Erciş Depremine destek için sıra dışı bir deneyim
İlhami Mısırlıoğlu
Eskiden ikiz kızlarıma geceleri masal okurdum. Şu ünlü "Karınca ile ağustos böceği" masalını ne zaman okumaya kalksam boğazıma bir düğüm takılırdı. Orada "çalışmaya övgü, tembelliğe yergi" dersi verilmeye çalışılırken sanatın ve sanatçıların aşağılanmışlığını hissederdim. Bu nedenle de masalın sonunu hep değiştirirdim. Benim masalımdaki karınca, kış günü kapısını çalan aç ağustos böceğine "bütün yaz biz çalıştık, sen çalıp oynadın; şimdi de git cezanı çek, sana yiyecek yok!" demiyordu asla. Şöyle diyordu...
Erciş Depremi'ne destek için sıra dışı bir deneyim
Depremden zarar gören sanatçılara destek için düzenlenen fotoğraf sergisi, İstanbul'dan sonra şimdi de İzmir'de açıldı.
İstanbul'daki sergiye Yake Jeans, Eganis Danışmanlık, PhotoWorld Fotoğraf Merkezi ve www.ercisnet.com sitesi destek verdi. İzmir için de www.izmirizmir.net ve Kültürlerarası Dialog Merkezi devreye girdi ve ev sahipliğini üstlendi.
İstanbul'daki sergi, sıra dışı bir zamanda (Erciş Van depreminden 3 hafta sonra); sıra dışı bir mekanda (sahibi Ercişli, ihracatçı bir tekstil firmasının -YAKE- salonunda) açılmıştı. Sadece Ercişli fotoğrafçıların (Ali Dağer, Abdulselam Elçi, İlhami Mısırlıoğlu, Kenan Aşçıoğlu, Nihat Çavuşoğlu) çektiği; Göl Diyarına ait (Van, Erciş, Çelebibağı, Muradiye, Gevaş, Adilcevaz, Ahlat vd.) fotoğraflardan oluşan sıra dışı bir sergiydi.
İstanbul sergisinde Güngören kaymakamı kısa bir açılış konuşması yaptı. K. Çekmece Belediyesinden bir yetkili sergiyi ilçelerinde de açmayı önerdi. Kadıköy'deki Tepe Nautilus AVM'nin, 3-10 Aralık 2011'de sergiye yer vermeyi kabul etmesi haberi sevinçle karşılandı.
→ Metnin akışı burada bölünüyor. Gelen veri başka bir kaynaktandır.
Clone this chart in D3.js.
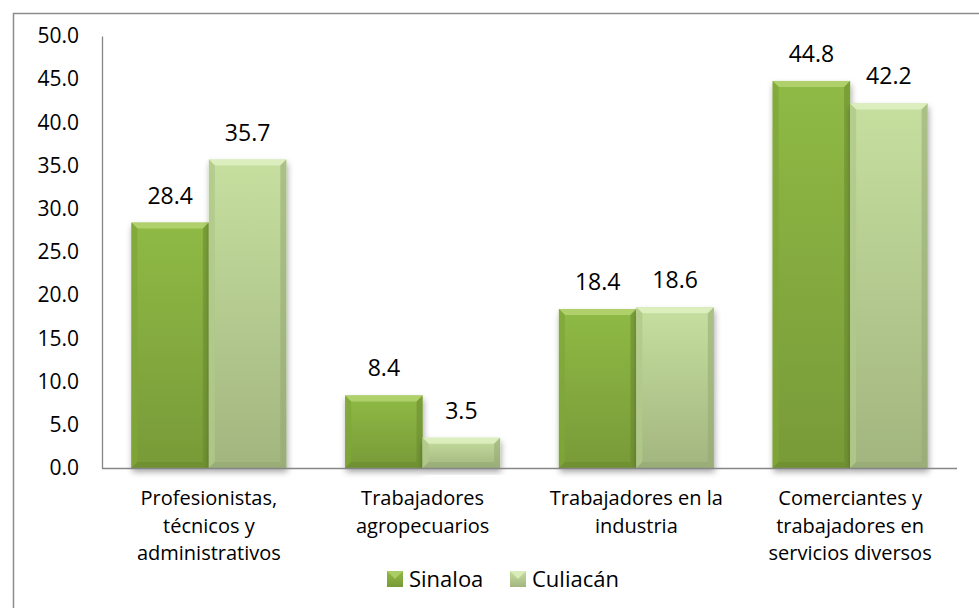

Erkan Oğur'un güzel müziği, Ermeni bir savaş yetimi olan Vanlı Ruhi Su'nun harika sesi ortamın hüznüne derinlik katıyordu.
Sergi düzenlemesi galerileri aratmıyordu ama yağmur katılımı biraz azaltmıştı.
Karmaşık bir iş yeri ortamında olunmasına rağmen, sanki mekandaki her şey geriye çekilmiş ve Göl Diyarı fotoğraflarını hüzünle öne çıkarmışlardı
Depremde arşivi ve makineleri zarar gören Ali Dağer'in güzel fotoğrafı, serginin afişiydi ve Bertholt Brecht'in dizelerini akla getiriyordu:
Kar başlıyor yağmaya.
Burda kimler kalacak?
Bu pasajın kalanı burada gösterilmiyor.